[Given task] Go through the listing and copy each line with the string "Emit".
[BEGIN Record extracts]
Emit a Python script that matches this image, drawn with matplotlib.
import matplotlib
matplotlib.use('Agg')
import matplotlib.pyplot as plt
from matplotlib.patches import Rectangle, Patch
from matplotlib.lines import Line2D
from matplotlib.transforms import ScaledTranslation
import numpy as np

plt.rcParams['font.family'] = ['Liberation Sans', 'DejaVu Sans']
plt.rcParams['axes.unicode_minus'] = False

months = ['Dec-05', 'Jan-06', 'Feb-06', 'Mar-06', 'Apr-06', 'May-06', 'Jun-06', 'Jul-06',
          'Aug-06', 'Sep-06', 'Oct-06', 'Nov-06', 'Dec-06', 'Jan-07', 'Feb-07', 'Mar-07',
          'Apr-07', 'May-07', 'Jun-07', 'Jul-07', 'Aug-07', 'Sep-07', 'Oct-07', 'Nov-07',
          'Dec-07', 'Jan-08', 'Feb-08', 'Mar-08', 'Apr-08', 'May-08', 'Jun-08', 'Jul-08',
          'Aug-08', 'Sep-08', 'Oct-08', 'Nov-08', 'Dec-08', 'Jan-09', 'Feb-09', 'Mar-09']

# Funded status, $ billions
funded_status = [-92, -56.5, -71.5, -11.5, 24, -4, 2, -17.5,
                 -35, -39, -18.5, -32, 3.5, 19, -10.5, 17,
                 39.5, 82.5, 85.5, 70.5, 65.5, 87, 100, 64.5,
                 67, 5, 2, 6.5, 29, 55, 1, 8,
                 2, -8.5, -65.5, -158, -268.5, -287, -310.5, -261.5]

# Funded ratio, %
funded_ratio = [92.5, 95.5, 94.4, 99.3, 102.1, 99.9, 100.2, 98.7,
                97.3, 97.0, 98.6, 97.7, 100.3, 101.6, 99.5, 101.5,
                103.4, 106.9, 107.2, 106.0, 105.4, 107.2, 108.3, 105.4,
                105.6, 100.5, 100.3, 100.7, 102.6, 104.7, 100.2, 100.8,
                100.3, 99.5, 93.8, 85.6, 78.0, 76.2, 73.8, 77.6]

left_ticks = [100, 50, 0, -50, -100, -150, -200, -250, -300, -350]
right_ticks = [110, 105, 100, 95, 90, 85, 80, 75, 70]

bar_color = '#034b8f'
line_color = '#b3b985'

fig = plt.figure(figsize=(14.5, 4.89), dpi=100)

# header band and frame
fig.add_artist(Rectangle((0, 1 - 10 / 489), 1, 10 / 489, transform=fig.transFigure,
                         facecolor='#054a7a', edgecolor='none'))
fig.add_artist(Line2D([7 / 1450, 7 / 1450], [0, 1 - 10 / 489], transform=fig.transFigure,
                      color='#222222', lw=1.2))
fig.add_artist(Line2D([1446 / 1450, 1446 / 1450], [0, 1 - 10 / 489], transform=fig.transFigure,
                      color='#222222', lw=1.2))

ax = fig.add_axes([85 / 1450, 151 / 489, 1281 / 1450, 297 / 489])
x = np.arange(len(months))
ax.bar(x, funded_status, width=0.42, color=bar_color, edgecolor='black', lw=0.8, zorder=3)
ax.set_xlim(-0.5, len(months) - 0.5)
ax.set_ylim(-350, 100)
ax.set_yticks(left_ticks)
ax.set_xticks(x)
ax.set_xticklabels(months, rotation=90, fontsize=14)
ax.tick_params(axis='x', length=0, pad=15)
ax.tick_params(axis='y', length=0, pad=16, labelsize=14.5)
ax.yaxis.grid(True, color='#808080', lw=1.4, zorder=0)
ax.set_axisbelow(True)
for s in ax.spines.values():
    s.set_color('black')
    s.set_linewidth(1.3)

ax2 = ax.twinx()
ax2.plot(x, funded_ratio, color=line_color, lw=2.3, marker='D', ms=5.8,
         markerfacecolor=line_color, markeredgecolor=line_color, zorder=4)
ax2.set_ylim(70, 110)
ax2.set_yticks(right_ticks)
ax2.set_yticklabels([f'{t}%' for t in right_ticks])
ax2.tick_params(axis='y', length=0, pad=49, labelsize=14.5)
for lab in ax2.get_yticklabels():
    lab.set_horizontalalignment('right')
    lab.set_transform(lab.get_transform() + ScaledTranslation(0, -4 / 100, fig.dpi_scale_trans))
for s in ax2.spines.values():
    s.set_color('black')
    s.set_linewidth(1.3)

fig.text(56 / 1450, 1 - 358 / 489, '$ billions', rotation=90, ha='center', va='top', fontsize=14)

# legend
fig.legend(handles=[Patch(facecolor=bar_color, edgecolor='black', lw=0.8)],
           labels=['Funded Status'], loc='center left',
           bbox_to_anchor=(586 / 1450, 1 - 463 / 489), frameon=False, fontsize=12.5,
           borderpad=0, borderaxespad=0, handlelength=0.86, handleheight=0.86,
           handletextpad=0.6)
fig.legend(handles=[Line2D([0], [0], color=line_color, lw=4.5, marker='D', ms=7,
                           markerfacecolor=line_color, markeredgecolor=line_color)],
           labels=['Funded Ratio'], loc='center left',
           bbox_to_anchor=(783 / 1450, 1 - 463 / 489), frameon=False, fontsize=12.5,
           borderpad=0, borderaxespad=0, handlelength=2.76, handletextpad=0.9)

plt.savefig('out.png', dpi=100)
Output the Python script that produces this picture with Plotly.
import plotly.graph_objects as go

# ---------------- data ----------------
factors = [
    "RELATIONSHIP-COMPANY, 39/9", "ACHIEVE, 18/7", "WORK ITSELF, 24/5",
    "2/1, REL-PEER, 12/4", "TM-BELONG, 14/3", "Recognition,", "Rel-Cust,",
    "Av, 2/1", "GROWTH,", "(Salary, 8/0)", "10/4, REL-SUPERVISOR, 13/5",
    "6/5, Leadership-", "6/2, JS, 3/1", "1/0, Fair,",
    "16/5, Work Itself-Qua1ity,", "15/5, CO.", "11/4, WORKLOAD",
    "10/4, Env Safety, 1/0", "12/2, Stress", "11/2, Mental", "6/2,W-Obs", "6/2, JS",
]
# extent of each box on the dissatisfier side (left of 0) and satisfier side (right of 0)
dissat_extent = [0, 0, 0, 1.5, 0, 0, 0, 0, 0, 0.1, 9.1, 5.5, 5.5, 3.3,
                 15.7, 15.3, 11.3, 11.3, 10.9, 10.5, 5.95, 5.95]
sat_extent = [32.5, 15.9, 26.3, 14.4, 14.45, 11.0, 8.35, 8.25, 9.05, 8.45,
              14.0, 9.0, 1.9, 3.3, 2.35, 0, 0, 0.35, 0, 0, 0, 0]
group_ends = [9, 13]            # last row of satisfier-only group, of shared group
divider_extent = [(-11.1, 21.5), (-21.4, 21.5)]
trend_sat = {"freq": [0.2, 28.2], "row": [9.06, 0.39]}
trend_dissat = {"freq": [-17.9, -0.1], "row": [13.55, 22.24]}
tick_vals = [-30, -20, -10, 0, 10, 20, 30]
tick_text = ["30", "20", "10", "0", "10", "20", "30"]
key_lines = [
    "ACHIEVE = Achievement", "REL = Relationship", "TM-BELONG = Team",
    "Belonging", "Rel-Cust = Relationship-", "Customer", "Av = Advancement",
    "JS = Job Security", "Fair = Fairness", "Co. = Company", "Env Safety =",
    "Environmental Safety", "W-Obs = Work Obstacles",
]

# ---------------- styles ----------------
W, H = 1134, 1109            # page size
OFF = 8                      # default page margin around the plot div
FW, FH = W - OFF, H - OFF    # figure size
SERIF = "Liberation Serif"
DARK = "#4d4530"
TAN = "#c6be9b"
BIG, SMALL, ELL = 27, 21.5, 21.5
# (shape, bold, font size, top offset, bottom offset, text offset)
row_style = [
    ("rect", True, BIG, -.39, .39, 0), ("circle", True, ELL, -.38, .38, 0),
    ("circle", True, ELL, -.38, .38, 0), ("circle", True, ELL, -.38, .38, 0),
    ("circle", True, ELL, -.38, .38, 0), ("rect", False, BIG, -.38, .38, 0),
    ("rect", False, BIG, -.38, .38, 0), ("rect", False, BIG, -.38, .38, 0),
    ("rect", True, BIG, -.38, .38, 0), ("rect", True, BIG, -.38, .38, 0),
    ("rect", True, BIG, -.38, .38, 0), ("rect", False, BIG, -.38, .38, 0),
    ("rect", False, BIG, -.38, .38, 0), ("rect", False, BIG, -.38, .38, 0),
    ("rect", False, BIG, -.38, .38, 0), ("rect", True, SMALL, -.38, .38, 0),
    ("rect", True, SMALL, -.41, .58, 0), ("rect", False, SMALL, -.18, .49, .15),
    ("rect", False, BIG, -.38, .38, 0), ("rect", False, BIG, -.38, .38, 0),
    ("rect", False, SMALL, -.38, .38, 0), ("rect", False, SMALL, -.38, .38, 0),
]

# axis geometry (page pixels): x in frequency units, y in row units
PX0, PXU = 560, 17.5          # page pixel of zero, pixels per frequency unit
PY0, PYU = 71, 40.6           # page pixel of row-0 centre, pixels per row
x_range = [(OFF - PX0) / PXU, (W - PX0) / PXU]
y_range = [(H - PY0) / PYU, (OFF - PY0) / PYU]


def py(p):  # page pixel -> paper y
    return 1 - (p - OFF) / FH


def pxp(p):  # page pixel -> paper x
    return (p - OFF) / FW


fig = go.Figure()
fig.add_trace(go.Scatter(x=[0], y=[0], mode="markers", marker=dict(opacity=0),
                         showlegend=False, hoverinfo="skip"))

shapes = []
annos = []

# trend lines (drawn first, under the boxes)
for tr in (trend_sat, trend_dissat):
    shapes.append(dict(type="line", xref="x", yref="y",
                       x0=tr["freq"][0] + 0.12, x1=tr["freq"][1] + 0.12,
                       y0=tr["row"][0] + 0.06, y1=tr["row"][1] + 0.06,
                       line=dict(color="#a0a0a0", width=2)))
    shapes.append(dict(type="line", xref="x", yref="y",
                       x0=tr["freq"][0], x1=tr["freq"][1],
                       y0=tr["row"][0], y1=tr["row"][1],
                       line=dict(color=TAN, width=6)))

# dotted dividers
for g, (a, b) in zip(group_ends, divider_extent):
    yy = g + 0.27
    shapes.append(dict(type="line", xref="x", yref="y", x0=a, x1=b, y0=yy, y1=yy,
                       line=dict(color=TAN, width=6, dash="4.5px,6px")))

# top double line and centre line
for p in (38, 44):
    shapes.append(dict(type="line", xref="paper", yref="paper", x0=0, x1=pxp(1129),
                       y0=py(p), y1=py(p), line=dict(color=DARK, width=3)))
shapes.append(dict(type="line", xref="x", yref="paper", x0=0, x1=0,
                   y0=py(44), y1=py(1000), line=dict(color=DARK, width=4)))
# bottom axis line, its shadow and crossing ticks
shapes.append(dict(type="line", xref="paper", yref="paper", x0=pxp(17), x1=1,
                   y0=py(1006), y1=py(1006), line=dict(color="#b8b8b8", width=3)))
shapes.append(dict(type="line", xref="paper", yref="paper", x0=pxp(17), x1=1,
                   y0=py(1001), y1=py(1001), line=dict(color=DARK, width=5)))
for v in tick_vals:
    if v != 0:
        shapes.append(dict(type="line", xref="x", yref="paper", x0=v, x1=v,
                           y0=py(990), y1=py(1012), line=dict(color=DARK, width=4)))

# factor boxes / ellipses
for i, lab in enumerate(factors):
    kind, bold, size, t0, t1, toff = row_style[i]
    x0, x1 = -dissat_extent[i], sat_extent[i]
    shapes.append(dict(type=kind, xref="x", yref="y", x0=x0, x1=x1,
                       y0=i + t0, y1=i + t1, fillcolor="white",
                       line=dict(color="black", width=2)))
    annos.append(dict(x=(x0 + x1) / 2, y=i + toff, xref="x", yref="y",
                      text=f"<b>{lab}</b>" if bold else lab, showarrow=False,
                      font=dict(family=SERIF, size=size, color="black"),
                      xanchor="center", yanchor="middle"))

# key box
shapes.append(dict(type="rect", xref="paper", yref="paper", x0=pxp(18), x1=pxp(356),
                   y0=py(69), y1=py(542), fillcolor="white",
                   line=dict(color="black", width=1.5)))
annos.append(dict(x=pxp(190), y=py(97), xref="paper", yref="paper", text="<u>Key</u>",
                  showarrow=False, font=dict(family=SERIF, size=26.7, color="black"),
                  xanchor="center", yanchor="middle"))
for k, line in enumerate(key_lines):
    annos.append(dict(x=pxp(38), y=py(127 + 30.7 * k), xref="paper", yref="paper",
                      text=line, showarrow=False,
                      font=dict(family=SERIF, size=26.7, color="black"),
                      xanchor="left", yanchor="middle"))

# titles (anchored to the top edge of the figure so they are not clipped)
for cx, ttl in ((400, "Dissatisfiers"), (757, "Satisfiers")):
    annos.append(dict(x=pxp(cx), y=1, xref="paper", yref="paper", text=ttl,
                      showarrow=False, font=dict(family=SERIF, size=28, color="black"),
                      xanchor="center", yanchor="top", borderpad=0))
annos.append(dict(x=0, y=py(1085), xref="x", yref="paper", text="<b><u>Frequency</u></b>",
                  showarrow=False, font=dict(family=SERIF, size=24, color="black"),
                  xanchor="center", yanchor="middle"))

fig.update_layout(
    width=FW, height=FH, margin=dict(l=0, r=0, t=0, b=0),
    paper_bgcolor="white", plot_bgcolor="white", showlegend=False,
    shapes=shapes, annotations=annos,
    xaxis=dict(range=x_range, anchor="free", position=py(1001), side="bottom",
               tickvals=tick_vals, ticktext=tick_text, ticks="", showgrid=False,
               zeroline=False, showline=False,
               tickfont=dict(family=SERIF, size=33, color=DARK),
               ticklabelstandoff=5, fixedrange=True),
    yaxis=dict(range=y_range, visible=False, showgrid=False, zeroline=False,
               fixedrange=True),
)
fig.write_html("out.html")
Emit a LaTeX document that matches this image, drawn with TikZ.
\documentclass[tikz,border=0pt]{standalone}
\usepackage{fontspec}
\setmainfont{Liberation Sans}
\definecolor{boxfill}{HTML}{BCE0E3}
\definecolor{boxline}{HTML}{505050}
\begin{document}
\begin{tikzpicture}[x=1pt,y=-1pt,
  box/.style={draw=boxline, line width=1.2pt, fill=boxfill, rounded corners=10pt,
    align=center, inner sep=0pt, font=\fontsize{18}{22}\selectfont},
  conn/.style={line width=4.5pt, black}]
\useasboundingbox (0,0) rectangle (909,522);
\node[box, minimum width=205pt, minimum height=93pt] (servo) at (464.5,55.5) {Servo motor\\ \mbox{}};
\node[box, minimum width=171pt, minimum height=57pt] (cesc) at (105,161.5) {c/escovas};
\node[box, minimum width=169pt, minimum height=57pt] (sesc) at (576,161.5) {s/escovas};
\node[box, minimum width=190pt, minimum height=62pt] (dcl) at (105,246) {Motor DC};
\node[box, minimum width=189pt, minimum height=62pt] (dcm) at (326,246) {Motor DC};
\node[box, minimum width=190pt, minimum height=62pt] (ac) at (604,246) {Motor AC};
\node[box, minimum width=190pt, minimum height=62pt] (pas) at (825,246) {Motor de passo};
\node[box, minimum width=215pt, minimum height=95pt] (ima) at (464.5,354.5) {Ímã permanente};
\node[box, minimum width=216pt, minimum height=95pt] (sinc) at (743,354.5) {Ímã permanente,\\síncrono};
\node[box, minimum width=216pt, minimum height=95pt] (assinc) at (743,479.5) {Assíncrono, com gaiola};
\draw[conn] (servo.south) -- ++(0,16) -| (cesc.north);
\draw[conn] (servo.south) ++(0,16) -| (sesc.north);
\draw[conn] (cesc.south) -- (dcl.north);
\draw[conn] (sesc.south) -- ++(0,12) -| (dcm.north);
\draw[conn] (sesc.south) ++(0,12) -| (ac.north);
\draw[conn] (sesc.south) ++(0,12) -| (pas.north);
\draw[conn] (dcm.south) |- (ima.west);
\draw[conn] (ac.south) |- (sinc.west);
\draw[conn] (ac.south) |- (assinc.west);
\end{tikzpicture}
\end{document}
[END Record extracts]
[Exercise solution]
Emit a Python script that matches this image, drawn with matplotlib.
Emit a LaTeX document that matches this image, drawn with TikZ.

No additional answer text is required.